THE APPEAL IS SUSTAINED TO THE EXTENT INDICATED.
IT IS ORDERED that the part of the impartial hearing officer's decision dated June 5, 2009 which determined that the parent was precluded from seeking relief in the form of tuition reimbursement at the Aaron School is annulled; and
IT IS FURTHER ORDERED that the district, if it has not already done so, shall provide the parent and the impartial hearing officer with an amended response to the due process complaint notice that is consistent with the directive in body of this decision at least five days prior to the continuation of the impartial hearing; and
IT IS FURTHER ORDERED that this matter is remanded to the same impartial hearing officer who issued the June 5, 2009 decision that is the subject of this appeal to continue the impartial hearing within 20 days of the date of this decision and render a decision on the issues raised in the parent's due process complaint notice; and
IT IS FURTHER ORDERED that if the impartial hearing officer who issued the June 5, 2009 decision is not available to continue the impartial hearing, a new impartial hearing officer be appointed.

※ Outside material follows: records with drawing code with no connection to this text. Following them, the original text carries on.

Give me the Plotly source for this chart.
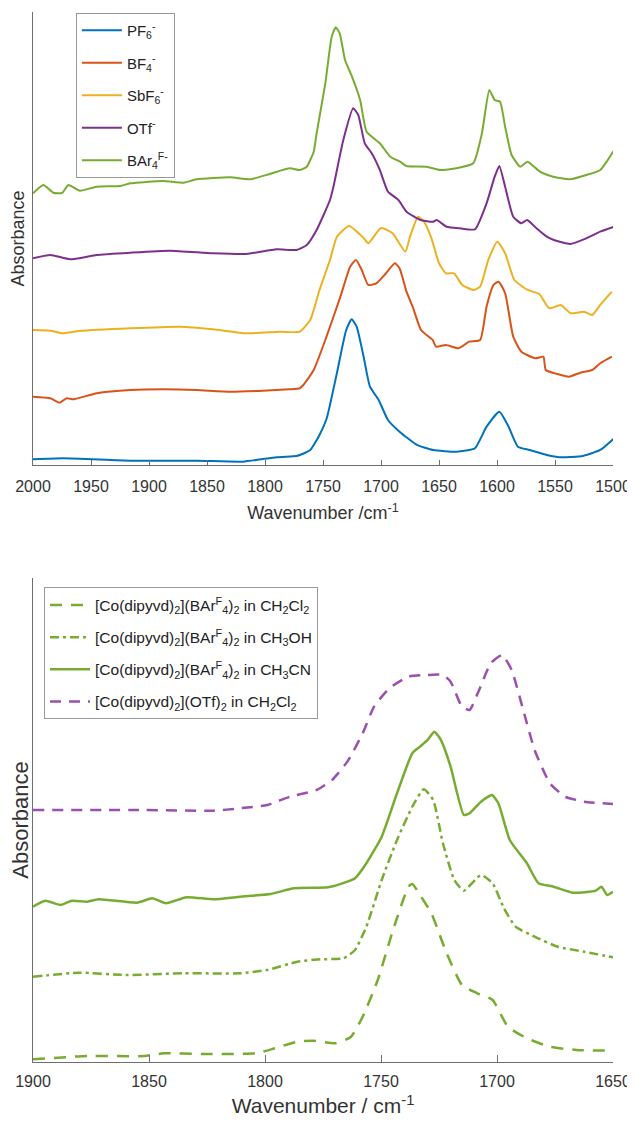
import plotly.graph_objects as go

# ---------------- Top panel: counter-anion series (wavenumber / cm-1, absorbance a.u., offsets included)
pf6_wn = [2000, 1974, 1916, 1859, 1819, 1790, 1773, 1770, 1761, 1758, 1753, 1747, 1744, 1738, 1730, 1725.3, 1721,
          1715, 1709.5, 1702, 1694, 1684, 1669, 1655, 1635, 1619, 1609, 1598, 1590, 1582, 1572, 1557, 1546, 1526,
          1511, 1499]
pf6_abs = [0.057, 0.067, 0.043, 0.043, 0.033, 0.077, 0.09, 0.10, 0.15, 0.20, 0.30, 0.46, 0.60, 0.92, 1.35, 1.457,
           1.383, 1.083, 0.783, 0.65, 0.45, 0.333, 0.20, 0.15, 0.133, 0.167, 0.383, 0.533, 0.383, 0.183, 0.15, 0.10,
           0.077, 0.09, 0.15, 0.267]

bf4_wn = [2000, 1985, 1977, 1971, 1965, 1945, 1916, 1888, 1859, 1830, 1802, 1779, 1770, 1767, 1758, 1747, 1735,
          1726.6, 1721.5, 1716.6, 1711, 1704, 1697, 1688, 1684, 1678, 1672.7, 1665.5, 1655.5, 1652.6, 1644, 1633,
          1624, 1614.5, 1609, 1603, 1598.6, 1593, 1586, 1579, 1567, 1560, 1558, 1548, 1538, 1528, 1518, 1511, 1501]
bf4_abs = [0.683, 0.667, 0.623, 0.667, 0.657, 0.717, 0.75, 0.757, 0.75, 0.733, 0.743, 0.757, 0.767, 0.80, 0.95,
           1.283, 1.683, 1.983, 2.05, 1.95, 1.80, 1.817, 1.90, 2.017, 1.967, 1.733, 1.583, 1.35, 1.25, 1.183, 1.20,
           1.167, 1.233, 1.25, 1.583, 1.80, 1.833, 1.717, 1.283, 1.133, 1.067, 1.083, 0.95, 0.91, 0.883, 0.923,
           0.95, 1.017, 1.083]

sbf6_wn = [2000, 1985, 1975, 1960, 1916, 1873, 1845, 1816, 1787, 1770, 1761, 1758, 1753, 1747, 1744, 1738, 1727.5,
           1715, 1711, 1700, 1690, 1679, 1675, 1668, 1663, 1656.5, 1650, 1644, 1637, 1630, 1620, 1614.5, 1607.5,
           1599.7, 1593, 1585, 1573.5, 1563.6, 1555, 1545, 1536.6, 1525, 1518, 1511, 1501]
sbf6_abs = [1.35, 1.343, 1.317, 1.34, 1.367, 1.383, 1.357, 1.317, 1.333, 1.333, 1.45, 1.55, 1.75, 1.95, 2.05, 2.283,
            2.39, 2.27, 2.217, 2.37, 2.317, 2.133, 2.283, 2.483, 2.433, 2.267, 2.017, 1.917, 1.917, 1.80, 1.75,
            1.783, 2.05, 2.233, 2.117, 1.85, 1.75, 1.71, 1.567, 1.60, 1.517, 1.533, 1.50, 1.60, 1.733]

otf_wn = [2000, 1985, 1968, 1945, 1916, 1882, 1845, 1816, 1790, 1773, 1764, 1755.5, 1744, 1741, 1732.5, 1724,
          1719.6, 1714, 1708, 1701, 1694, 1685, 1678, 1666, 1655, 1652, 1643.4, 1632, 1619, 1609, 1602, 1598, 1593,
          1586, 1579, 1574, 1566, 1557, 1551, 1537, 1523, 1511, 1499]
otf_abs = [2.067, 2.10, 2.057, 2.10, 2.123, 2.143, 2.117, 2.11, 2.157, 2.15, 2.20, 2.35, 2.65, 2.783, 3.25, 3.567,
           3.50, 3.217, 3.117, 2.95, 2.733, 2.65, 2.533, 2.45, 2.433, 2.45, 2.383, 2.367, 2.357, 2.617, 2.883, 2.99,
           2.783, 2.483, 2.417, 2.45, 2.367, 2.283, 2.25, 2.21, 2.267, 2.333, 2.383]

barf_wn = [2000, 1991, 1982.5, 1975, 1969.5, 1959.5, 1945, 1925, 1916, 1888, 1870, 1859, 1830, 1813, 1796, 1778.5,
           1770, 1764, 1761, 1758, 1755.5, 1748, 1742.5, 1739, 1735.6, 1731, 1725, 1718, 1712.4, 1701, 1692, 1683.6,
           1678, 1660.6, 1649, 1635, 1620.5, 1613, 1606.6, 1602, 1597.4, 1593, 1587.4, 1580, 1573.6, 1563, 1551.5,
           1537, 1523, 1511, 1499]
barf_abs = [2.717, 2.80, 2.723, 2.72, 2.80, 2.743, 2.783, 2.79, 2.817, 2.84, 2.823, 2.857, 2.877, 2.857, 2.91, 2.967,
            2.95, 2.983, 3.05, 3.133, 3.317, 3.817, 4.283, 4.377, 4.317, 4.05, 3.883, 3.65, 3.333, 3.217, 3.083,
            3.033, 2.99, 2.983, 2.95, 2.967, 3.017, 3.317, 3.75, 3.65, 3.633, 3.383, 3.10, 2.983, 3.033, 2.933,
            2.883, 2.857, 2.90, 2.95, 3.15]

top_names = ["PF<sub>6</sub><sup>-</sup>", "BF<sub>4</sub><sup>-</sup>", "SbF<sub>6</sub><sup>-</sup>",
             "OTf<sup>-</sup>", "BAr<sub>4</sub><sup>F-</sup>"]
top_colors = ["#0072BD", "#D95319", "#EDB120", "#7E2F8E", "#77AC30"]

# ---------------- Bottom panel: solvent series
dcm_wn = [1900, 1876.6, 1851.9, 1843.6, 1827.2, 1804.1, 1795.8, 1786, 1779.4, 1769.5, 1762.9, 1757.9, 1751.4,
          1744.8, 1738.2, 1736.5, 1733.2, 1728.3, 1721.7, 1715.1, 1708.5, 1701.9, 1695.3, 1687.1, 1677.2, 1665.7,
          1650]
dcm_abs = [0.027, 0.06, 0.06, 0.087, 0.08, 0.087, 0.137, 0.203, 0.213, 0.187, 0.253, 0.453, 0.82, 1.32, 1.753,
           1.78, 1.67, 1.487, 1.087, 0.77, 0.687, 0.62, 0.353, 0.237, 0.153, 0.12, 0.113]

meoh_wn = [1900, 1879.9, 1860.1, 1835.4, 1810.7, 1799.1, 1786, 1776.1, 1766.2, 1761.2, 1756.3, 1749.7, 1743.1,
           1736.5, 1731.6, 1727.5, 1723.3, 1718.4, 1714.3, 1706.9, 1701.9, 1697, 1692, 1683.8, 1673.9, 1662.4, 1650]
meoh_abs = [0.853, 0.893, 0.87, 0.887, 0.887, 0.92, 1.003, 1.027, 1.037, 1.12, 1.353, 1.82, 2.22, 2.553, 2.727,
            2.62, 2.187, 1.82, 1.713, 1.87, 1.787, 1.537, 1.353, 1.253, 1.153, 1.103, 1.047]

mecn_wn = [1900, 1894.7, 1888.1, 1883.2, 1876.6, 1871.7, 1855.2, 1848.6, 1842.8, 1833.8, 1822.2, 1810.7, 1797.5,
           1787.6, 1772.8, 1764.5, 1761.2, 1756.3, 1749.7, 1743.1, 1736.5, 1733.2, 1729.9, 1727, 1724.2, 1720,
           1714.3, 1711.8, 1706.9, 1702.2, 1699.4, 1694.5, 1687.1, 1682.1, 1675.6, 1667.3, 1657.4, 1655, 1652.5,
           1650]
mecn_abs = [1.553, 1.613, 1.57, 1.613, 1.603, 1.627, 1.593, 1.637, 1.587, 1.647, 1.627, 1.653, 1.68, 1.737, 1.747,
            1.803, 1.837, 1.987, 2.253, 2.687, 3.087, 3.153, 3.22, 3.303, 3.22, 2.953, 2.47, 2.487, 2.603, 2.67,
            2.587, 2.22, 1.987, 1.787, 1.753, 1.693, 1.713, 1.753, 1.67, 1.703]

otf_dcm_wn = [1900, 1851.9, 1822.2, 1810.7, 1799.1, 1789.3, 1777.7, 1771.1, 1764.5, 1757.9, 1753, 1746.4, 1738.2,
              1730, 1723.3, 1720, 1715.1, 1711.8, 1707.7, 1702.7, 1697.8, 1693.7, 1688.7, 1683.8, 1677.2, 1670.6,
              1662.4, 1650]
otf_dcm_abs = [2.52, 2.52, 2.513, 2.537, 2.57, 2.653, 2.72, 2.82, 3.003, 3.287, 3.553, 3.737, 3.853, 3.87, 3.87,
               3.803, 3.553, 3.52, 3.72, 3.987, 4.07, 3.92, 3.52, 3.12, 2.787, 2.653, 2.603, 2.58]

bot_names = ["[Co(dipyvd)<sub>2</sub>](BAr<sup>F</sup><sub>4</sub>)<sub>2</sub> in CH<sub>2</sub>Cl<sub>2</sub>",
             "[Co(dipyvd)<sub>2</sub>](BAr<sup>F</sup><sub>4</sub>)<sub>2</sub> in CH<sub>3</sub>OH",
             "[Co(dipyvd)<sub>2</sub>](BAr<sup>F</sup><sub>4</sub>)<sub>2</sub> in CH<sub>3</sub>CN",
             "[Co(dipyvd)<sub>2</sub>](OTf)<sub>2</sub> in CH<sub>2</sub>Cl<sub>2</sub>"]
bot_colors = ["#77AC30", "#77AC30", "#77AC30", "#9B4FAE"]
bot_dash = ["12px,9px", "9px,4px,3px,4px", "solid", "11px,8px"]

top_ticks = [2000, 1950, 1900, 1850, 1800, 1750, 1700, 1650, 1600, 1550, 1500]
bot_ticks = [1900, 1850, 1800, 1750, 1700, 1650]

FONT = "Liberation Sans, Arial, Helvetica, sans-serif"

fig = go.Figure()

top_data = [(pf6_wn, pf6_abs), (bf4_wn, bf4_abs), (sbf6_wn, sbf6_abs), (otf_wn, otf_abs), (barf_wn, barf_abs)]
for i, (wx, ay) in enumerate(top_data):
    fig.add_trace(go.Scatter(x=wx, y=ay, mode="lines", name=top_names[i], xaxis="x2", yaxis="y2",
                             legend="legend", legendgroup="t%d" % i,
                             line=dict(color=top_colors[i], width=2, shape="spline", smoothing=0.5)))

bot_data = [(dcm_wn, dcm_abs), (meoh_wn, meoh_abs), (mecn_wn, mecn_abs), (otf_dcm_wn, otf_dcm_abs)]
for i, (wx, ay) in enumerate(bot_data):
    fig.add_trace(go.Scatter(x=wx, y=ay, mode="lines", name=bot_names[i], xaxis="x", yaxis="y",
                             legend="legend2", legendgroup="b%d" % i,
                             line=dict(color=bot_colors[i], width=2.5, dash=bot_dash[i],
                                       shape="spline", smoothing=0.5)))

axis_line = "#6e6e6e"
# the page body adds an 8 px offset, so the figure is 8 px smaller and margins shifted accordingly
fig.update_layout(
    width=627, height=1116,
    margin=dict(l=25, r=22, t=4, b=62, autoexpand=False),
    paper_bgcolor="white", plot_bgcolor="white",
    font=dict(family=FONT, color="#333333"),
    showlegend=True,
    xaxis=dict(domain=[0, 1], anchor="y", range=[1900, 1650], tickvals=bot_ticks, automargin=False,
               ticks="inside", ticklen=7, tickcolor=axis_line, showline=True, linecolor=axis_line,
               linewidth=1, showgrid=False, zeroline=False, tickfont=dict(size=16, color="#333"),
               ticklabelstandoff=5,
               title=dict(text="Wavenumber / cm<sup>-1</sup>", font=dict(size=21, color="#333"), standoff=9)),
    yaxis=dict(domain=[0, 0.461], anchor="x", range=[0, 4.84], showline=True, linecolor=axis_line,
               linewidth=1, showgrid=False, zeroline=False, ticks="", showticklabels=False, automargin=False,
               title=dict(text="Absorbance", font=dict(size=22, color="#333"), standoff=5)),
    xaxis2=dict(domain=[0, 1], anchor="y2", range=[2000, 1500], tickvals=top_ticks, automargin=False,
                ticks="inside", ticklen=5, tickcolor=axis_line, showline=True, linecolor=axis_line,
                linewidth=1, showgrid=False, zeroline=False, tickfont=dict(size=16, color="#333"),
                ticklabelstandoff=7,
                title=dict(text="Wavenumber /cm<sup>-1</sup>", font=dict(size=18, color="#333"), standoff=12)),
    yaxis2=dict(domain=[0.5686, 1], anchor="x2", range=[0, 4.53], showline=True, linecolor=axis_line,
                linewidth=1, showgrid=False, zeroline=False, ticks="", showticklabels=False, automargin=False,
                title=dict(text="Absorbance", font=dict(size=18, color="#333"), standoff=2)),
    legend=dict(x=0.074, y=0.999, xanchor="left", yanchor="top", bgcolor="white",
                bordercolor="#999999", borderwidth=1, font=dict(size=15, color="#222"),
                itemwidth=40, traceorder="grouped", tracegroupgap=10),
    legend2=dict(x=0.019, y=0.452, xanchor="left", yanchor="top", bgcolor="white",
                 bordercolor="#999999", borderwidth=1, font=dict(size=15.5, color="#222"),
                 itemwidth=40, traceorder="grouped", tracegroupgap=9),
)

fig.write_html("out.html")
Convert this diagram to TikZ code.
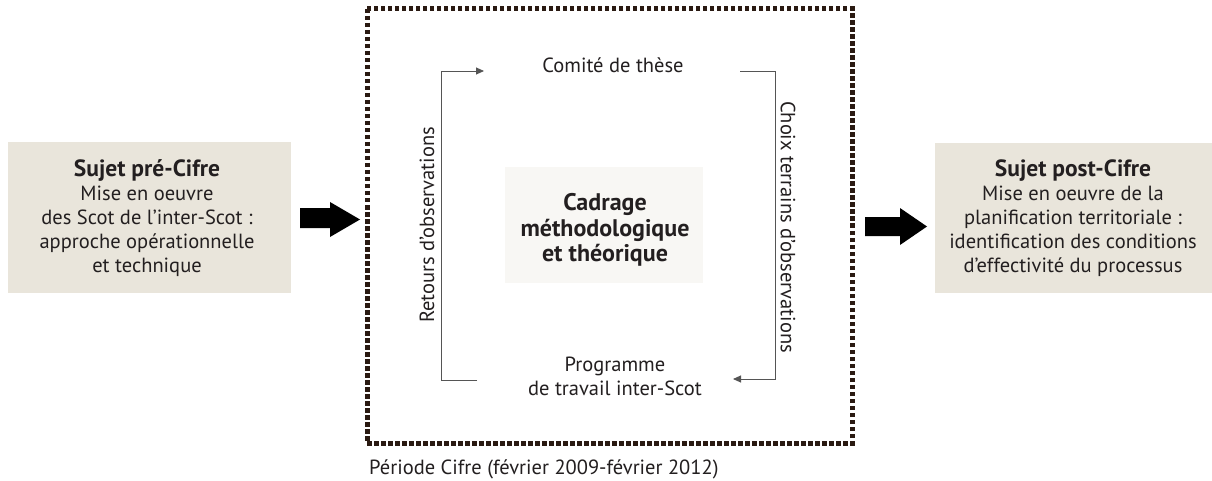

 The parties submitted the following six documents to the impartial hearing officer for his consideration, but they were not identified in the hearing record with exhibit numbers: (1) Parent's Motion for Default Judgment dated March 23, 2009; (2) District's Letter Brief in Opposition to Motion for Default Judgment dated March 30, 2009; (3) District's Motion to Dismiss dated April 24, 2009, (4) Parent's Brief in Opposition to Motion to Dismiss dated May 2, 2009; (5) District's Reply to Parent's Brief in Opposition dated May 11, 2009; and (6) Parent's Letter regarding Reply dated May 26, 2009. In this decision, I will refer to the documents as Impartial Hearing Officer Exhibits I-VI, respectively (see IHO Exs. I-VI).
 In the alternative, the parent sought to preclude the district from presenting evidence at the impartial hearing outside of the scope of its response to the due process complaint notice (IHO Ex. I at pp. 8-9).
 A copy of the impartial hearing officer's interim decision is not included in the hearing record.
 The term "free appropriate public education" means special education and related services that--
(A) have been provided at public expense, under public supervision and direction, and without charge;
(B) meet the standards of the State educational agency;
(C) include an appropriate preschool, elementary school, or secondary school education in the State involved; and
(D) are provided in conformity with the individualized education program required under section 1414(d) of this title.
(20 U.S.C. § 1401; see 34 C.F.R. § 300.17).
 See Florence County Sch. Dist. Four v. Carter, 510 U.S. 7 (1993); Sch. Comm. of Burlington v. Dep't of Educ., 471 U.S. 359, 369-70 (1985).
 The district relies upon Arizona State Bd. For Charter Schools v. U.S. Dept. of Educ., 464 F.3d 1003 (9th Cir. 2006) and Letter to Chapman, 49 IDELR 163 (OSEP 2007) to support its argument that the parent is not entitled to reimbursement; however, those authorities addressed how a state educational agency or school district may administer funds under federal programs when FAPE is not at issue. In contrast, this case involves whether a court or a hearing officer is prohibited by § 1412(a)(10)(C)(ii) from awarding a parent tuition reimbursement when FAPE is at issue and that statutory section is not addressed in Arizona State Bd. or Letter to Chapman.
 The parent requests that the case be remanded to a different impartial hearing officer; however, the parent has not alleged any reason why the case should not be heard by the same impartial hearing officer.
 The United States Department of Education, in discussing 34 C.F.R. § 300.508(e) in its Official Analysis to Comments in the Federal Register, noted that the IDEA "does not establish consequences" for parents for the failure to respond to a due process complaint notice and that either party's failure "to respond to or to file, the requisite notices could increase the likelihood that the resolution session meeting will not be successful in resolving the dispute and that a more costly and time consuming due process hearing will occur" (Filing a Due Process Complaint, 71 Fed. Reg. 46699 [August 14, 2006]).